For this exercise, output only the lines between the "Reproduce this chart with Bokeh." line and the "0.24, 0.21, 0.30]" line, both of them included, and skip all pictures.

GIVEN RECORDS:
- - -

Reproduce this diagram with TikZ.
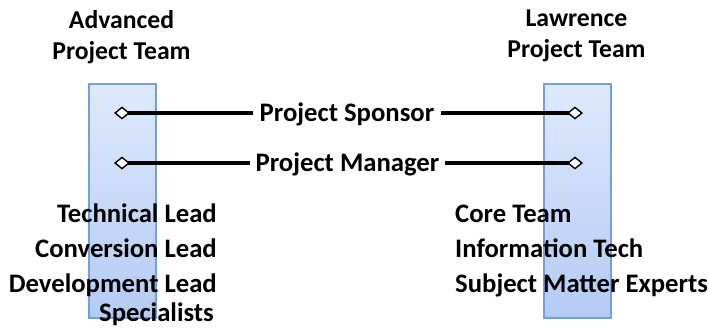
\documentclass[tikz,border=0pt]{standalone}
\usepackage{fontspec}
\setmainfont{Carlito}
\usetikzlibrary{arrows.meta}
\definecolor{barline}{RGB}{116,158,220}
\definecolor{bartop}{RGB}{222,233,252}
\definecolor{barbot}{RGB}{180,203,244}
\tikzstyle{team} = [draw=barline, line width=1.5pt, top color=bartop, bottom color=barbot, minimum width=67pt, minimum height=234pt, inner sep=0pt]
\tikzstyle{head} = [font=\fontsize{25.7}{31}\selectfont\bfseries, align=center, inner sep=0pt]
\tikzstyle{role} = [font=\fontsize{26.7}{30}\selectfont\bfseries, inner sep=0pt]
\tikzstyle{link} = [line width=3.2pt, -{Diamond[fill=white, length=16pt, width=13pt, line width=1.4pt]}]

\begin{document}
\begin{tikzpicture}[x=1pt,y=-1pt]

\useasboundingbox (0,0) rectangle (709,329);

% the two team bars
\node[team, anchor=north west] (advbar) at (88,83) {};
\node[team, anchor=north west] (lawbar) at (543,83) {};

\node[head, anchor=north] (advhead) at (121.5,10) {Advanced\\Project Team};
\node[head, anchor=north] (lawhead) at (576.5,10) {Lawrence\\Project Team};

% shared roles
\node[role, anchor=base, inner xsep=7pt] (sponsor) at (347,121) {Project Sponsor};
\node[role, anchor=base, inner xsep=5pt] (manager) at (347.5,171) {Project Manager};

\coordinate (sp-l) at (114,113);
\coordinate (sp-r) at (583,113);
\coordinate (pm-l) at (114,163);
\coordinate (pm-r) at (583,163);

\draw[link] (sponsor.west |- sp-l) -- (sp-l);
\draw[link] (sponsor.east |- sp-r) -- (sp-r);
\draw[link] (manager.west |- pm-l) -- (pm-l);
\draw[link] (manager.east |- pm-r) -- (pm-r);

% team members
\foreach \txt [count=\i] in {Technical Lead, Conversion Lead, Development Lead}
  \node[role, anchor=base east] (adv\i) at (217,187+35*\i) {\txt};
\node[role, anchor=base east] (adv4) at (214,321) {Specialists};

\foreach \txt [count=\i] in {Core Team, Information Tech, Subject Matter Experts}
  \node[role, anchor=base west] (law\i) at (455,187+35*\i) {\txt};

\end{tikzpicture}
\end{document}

- - -

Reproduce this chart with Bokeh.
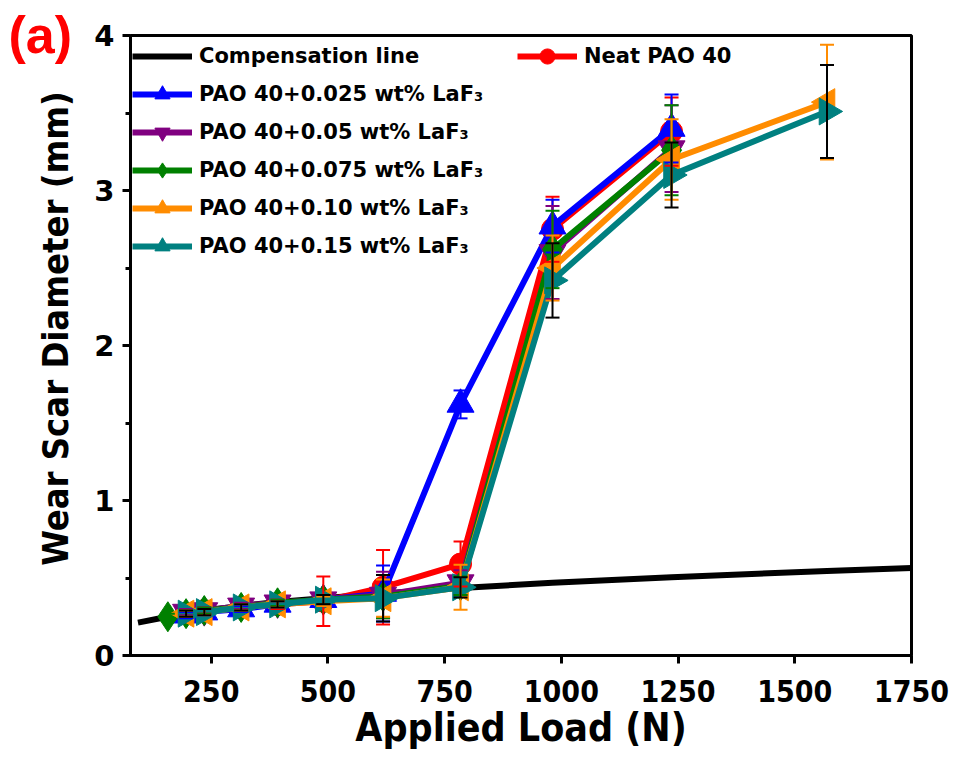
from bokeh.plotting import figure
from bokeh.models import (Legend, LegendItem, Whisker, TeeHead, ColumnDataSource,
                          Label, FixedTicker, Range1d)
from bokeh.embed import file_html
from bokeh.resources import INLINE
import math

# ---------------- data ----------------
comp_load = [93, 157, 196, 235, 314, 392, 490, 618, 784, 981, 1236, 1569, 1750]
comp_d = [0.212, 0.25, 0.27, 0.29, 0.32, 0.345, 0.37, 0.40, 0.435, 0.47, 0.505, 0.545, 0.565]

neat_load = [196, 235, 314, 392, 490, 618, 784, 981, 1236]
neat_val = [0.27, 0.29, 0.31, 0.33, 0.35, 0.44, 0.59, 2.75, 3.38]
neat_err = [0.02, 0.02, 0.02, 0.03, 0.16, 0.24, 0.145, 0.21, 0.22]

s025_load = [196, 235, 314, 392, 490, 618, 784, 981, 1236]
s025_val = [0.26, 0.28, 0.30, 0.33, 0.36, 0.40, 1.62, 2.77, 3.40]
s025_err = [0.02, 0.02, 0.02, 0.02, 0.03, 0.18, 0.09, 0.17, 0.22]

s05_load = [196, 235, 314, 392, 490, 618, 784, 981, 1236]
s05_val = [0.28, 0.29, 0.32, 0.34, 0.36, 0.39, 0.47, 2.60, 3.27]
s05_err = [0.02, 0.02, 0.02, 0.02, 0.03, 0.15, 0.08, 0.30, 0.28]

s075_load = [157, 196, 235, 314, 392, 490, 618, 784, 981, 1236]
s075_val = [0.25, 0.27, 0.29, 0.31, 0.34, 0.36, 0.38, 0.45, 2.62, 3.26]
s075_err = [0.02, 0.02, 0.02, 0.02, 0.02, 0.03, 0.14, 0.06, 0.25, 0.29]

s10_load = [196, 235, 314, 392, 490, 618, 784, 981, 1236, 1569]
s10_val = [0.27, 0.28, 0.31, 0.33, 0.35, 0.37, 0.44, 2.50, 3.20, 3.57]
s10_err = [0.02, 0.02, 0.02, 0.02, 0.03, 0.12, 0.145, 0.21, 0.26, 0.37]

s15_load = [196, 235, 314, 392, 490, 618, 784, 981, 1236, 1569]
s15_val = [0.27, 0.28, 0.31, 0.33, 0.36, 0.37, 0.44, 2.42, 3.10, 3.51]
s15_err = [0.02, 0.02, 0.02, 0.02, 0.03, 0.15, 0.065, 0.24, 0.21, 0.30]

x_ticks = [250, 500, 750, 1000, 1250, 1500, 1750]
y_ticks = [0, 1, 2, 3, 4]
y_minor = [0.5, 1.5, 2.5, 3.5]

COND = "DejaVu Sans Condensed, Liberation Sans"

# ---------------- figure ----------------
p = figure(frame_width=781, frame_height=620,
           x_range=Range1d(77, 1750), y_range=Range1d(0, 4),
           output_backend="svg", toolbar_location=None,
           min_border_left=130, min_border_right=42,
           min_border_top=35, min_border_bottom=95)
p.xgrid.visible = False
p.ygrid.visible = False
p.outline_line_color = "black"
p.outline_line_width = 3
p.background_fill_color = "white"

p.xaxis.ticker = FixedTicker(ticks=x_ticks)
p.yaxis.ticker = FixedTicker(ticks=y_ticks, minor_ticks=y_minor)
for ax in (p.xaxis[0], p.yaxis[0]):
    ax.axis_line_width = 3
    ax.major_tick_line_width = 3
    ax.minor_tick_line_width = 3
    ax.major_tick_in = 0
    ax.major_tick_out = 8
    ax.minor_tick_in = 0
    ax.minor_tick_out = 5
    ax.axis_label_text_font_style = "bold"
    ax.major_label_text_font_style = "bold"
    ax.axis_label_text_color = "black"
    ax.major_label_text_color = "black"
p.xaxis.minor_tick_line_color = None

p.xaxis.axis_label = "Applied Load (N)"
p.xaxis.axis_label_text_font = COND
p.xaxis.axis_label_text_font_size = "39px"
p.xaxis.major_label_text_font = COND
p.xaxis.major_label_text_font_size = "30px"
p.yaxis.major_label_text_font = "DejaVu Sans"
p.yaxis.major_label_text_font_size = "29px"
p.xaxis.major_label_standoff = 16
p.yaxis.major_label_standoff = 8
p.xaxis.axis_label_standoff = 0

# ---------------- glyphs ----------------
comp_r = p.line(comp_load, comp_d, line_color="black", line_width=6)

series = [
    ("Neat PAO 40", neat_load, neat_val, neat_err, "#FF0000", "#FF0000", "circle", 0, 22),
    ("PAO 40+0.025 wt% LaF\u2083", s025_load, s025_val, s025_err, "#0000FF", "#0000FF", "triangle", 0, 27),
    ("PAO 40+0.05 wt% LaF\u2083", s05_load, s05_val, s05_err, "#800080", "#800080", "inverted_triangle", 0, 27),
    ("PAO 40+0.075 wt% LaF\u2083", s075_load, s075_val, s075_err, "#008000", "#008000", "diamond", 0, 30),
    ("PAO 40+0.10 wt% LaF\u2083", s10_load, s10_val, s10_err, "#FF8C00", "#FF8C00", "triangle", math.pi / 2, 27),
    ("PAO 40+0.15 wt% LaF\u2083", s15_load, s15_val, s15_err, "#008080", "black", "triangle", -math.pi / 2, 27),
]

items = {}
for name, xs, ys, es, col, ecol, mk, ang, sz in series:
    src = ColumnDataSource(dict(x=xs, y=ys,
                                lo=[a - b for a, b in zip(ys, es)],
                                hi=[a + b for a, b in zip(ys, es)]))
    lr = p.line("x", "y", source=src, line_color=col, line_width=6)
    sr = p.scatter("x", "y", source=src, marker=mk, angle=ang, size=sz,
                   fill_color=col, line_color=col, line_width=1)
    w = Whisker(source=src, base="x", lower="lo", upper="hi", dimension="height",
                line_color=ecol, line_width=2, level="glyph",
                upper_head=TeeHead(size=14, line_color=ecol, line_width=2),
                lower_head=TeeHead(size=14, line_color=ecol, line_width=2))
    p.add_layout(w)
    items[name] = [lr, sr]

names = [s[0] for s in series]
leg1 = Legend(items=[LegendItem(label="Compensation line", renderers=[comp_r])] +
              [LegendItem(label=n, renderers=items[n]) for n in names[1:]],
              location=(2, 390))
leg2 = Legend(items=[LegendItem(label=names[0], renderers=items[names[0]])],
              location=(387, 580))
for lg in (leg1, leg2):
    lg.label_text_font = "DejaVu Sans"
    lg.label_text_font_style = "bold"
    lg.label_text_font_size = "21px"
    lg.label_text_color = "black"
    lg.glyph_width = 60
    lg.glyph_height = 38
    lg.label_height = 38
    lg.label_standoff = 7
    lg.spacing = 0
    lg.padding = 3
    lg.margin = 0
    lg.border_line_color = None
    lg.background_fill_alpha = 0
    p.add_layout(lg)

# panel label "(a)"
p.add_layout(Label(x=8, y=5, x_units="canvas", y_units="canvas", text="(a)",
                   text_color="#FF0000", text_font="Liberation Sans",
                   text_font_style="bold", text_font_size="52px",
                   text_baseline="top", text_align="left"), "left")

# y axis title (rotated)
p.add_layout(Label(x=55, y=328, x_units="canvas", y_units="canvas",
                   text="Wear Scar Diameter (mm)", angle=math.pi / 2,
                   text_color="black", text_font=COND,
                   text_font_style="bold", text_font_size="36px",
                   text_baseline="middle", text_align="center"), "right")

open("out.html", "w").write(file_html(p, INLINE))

- - -

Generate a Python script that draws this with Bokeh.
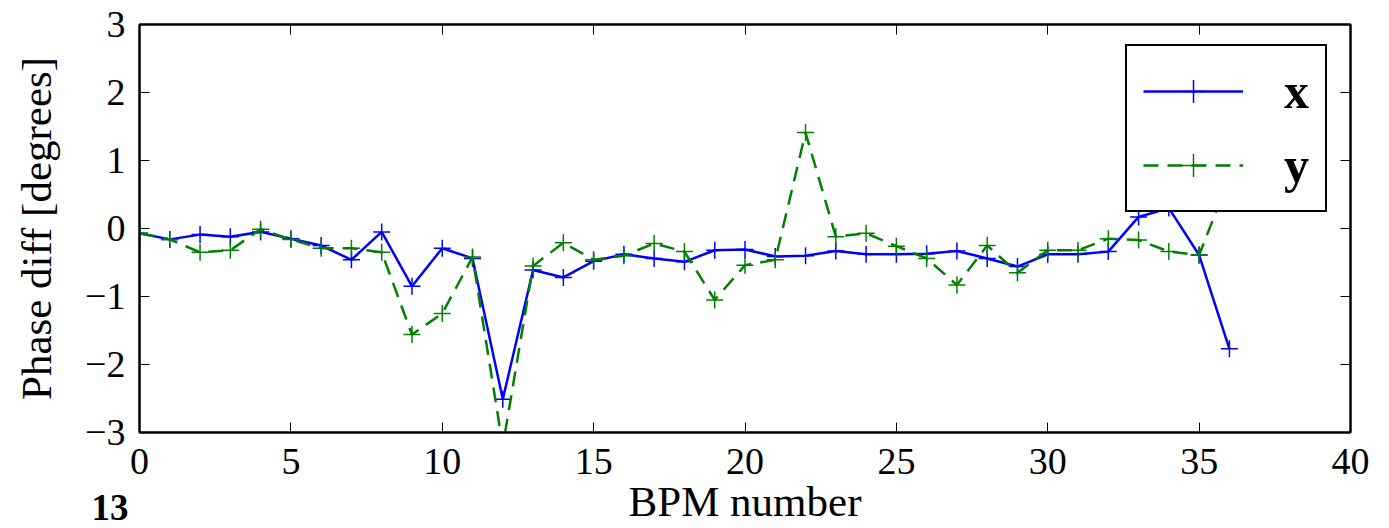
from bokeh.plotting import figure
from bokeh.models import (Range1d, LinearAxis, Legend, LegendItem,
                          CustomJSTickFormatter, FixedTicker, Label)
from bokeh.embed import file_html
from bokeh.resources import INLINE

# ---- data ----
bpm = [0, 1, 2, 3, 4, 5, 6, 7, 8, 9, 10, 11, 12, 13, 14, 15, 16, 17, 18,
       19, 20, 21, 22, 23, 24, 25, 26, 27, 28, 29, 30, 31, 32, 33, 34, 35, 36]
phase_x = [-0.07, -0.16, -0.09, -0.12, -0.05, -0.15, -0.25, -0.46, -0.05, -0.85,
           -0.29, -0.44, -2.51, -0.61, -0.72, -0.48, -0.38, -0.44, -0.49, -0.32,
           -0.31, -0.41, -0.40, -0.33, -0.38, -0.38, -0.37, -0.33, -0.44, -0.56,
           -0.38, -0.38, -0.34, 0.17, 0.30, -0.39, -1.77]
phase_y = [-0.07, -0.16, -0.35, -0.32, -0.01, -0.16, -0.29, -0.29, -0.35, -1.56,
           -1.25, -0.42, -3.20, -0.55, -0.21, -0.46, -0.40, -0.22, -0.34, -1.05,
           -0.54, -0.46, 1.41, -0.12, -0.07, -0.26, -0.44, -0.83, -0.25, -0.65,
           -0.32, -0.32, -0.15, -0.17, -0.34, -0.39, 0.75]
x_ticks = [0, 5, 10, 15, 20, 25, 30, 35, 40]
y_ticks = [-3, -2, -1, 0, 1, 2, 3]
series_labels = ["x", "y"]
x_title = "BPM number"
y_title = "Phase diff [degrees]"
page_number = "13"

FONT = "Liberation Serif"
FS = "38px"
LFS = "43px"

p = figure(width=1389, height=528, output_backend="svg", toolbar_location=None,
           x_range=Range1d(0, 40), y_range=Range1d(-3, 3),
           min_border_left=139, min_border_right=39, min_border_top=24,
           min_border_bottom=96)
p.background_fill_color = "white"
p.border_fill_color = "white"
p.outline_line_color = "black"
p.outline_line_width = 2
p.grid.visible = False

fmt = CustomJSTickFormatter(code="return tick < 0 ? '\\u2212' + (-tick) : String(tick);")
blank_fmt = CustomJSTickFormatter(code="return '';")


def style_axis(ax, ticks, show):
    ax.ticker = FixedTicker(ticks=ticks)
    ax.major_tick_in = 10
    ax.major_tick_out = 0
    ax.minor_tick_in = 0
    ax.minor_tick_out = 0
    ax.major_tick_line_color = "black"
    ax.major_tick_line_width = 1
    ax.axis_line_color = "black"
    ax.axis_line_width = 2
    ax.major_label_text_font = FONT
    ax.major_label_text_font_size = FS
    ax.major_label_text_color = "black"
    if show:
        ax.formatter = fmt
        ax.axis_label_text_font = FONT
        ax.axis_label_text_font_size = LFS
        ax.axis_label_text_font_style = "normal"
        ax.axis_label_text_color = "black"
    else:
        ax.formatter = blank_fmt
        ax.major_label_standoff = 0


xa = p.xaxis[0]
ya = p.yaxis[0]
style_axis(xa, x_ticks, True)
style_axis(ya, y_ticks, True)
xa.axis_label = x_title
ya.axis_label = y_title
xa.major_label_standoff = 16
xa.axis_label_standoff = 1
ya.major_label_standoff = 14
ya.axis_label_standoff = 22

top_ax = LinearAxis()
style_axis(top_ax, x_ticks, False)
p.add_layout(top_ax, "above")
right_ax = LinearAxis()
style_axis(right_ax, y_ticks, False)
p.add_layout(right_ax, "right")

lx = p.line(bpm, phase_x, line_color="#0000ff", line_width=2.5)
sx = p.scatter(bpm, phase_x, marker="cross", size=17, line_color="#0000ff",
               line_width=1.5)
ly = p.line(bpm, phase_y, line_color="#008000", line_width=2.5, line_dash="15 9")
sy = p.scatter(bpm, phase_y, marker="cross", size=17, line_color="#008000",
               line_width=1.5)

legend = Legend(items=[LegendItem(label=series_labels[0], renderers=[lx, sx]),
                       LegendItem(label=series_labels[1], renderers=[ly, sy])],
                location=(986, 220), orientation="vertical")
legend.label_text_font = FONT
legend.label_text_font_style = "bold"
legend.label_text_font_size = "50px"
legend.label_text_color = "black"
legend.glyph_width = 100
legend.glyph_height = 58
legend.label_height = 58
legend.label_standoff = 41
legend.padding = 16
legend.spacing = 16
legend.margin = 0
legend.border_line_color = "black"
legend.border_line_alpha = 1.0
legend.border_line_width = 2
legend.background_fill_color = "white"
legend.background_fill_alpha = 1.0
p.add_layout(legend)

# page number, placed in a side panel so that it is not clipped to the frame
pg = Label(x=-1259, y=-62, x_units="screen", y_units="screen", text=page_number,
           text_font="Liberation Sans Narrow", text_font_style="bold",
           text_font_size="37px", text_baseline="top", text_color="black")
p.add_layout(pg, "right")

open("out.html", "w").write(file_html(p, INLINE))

- - -

EXERCISE OUTPUT:
Reproduce this chart with Bokeh.
from bokeh.plotting import figure
from bokeh.models import (Legend, LegendItem, Whisker, TeeHead, ColumnDataSource,
                          Label, FixedTicker, Range1d)
from bokeh.embed import file_html
from bokeh.resources import INLINE
import math

# ---------------- data ----------------
comp_load = [93, 157, 196, 235, 314, 392, 490, 618, 784, 981, 1236, 1569, 1750]
comp_d = [0.212, 0.25, 0.27, 0.29, 0.32, 0.345, 0.37, 0.40, 0.435, 0.47, 0.505, 0.545, 0.565]

neat_load = [196, 235, 314, 392, 490, 618, 784, 981, 1236]
neat_val = [0.27, 0.29, 0.31, 0.33, 0.35, 0.44, 0.59, 2.75, 3.38]
neat_err = [0.02, 0.02, 0.02, 0.03, 0.16, 0.24, 0.145, 0.21, 0.22]

s025_load = [196, 235, 314, 392, 490, 618, 784, 981, 1236]
s025_val = [0.26, 0.28, 0.30, 0.33, 0.36, 0.40, 1.62, 2.77, 3.40]
s025_err = [0.02, 0.02, 0.02, 0.02, 0.03, 0.18, 0.09, 0.17, 0.22]

s05_load = [196, 235, 314, 392, 490, 618, 784, 981, 1236]
s05_val = [0.28, 0.29, 0.32, 0.34, 0.36, 0.39, 0.47, 2.60, 3.27]
s05_err = [0.02, 0.02, 0.02, 0.02, 0.03, 0.15, 0.08, 0.30, 0.28]

s075_load = [157, 196, 235, 314, 392, 490, 618, 784, 981, 1236]
s075_val = [0.25, 0.27, 0.29, 0.31, 0.34, 0.36, 0.38, 0.45, 2.62, 3.26]
s075_err = [0.02, 0.02, 0.02, 0.02, 0.02, 0.03, 0.14, 0.06, 0.25, 0.29]

s10_load = [196, 235, 314, 392, 490, 618, 784, 981, 1236, 1569]
s10_val = [0.27, 0.28, 0.31, 0.33, 0.35, 0.37, 0.44, 2.50, 3.20, 3.57]
s10_err = [0.02, 0.02, 0.02, 0.02, 0.03, 0.12, 0.145, 0.21, 0.26, 0.37]

s15_load = [196, 235, 314, 392, 490, 618, 784, 981, 1236, 1569]
s15_val = [0.27, 0.28, 0.31, 0.33, 0.36, 0.37, 0.44, 2.42, 3.10, 3.51]
s15_err = [0.02, 0.02, 0.02, 0.02, 0.03, 0.15, 0.065, 0.24, 0.21, 0.30]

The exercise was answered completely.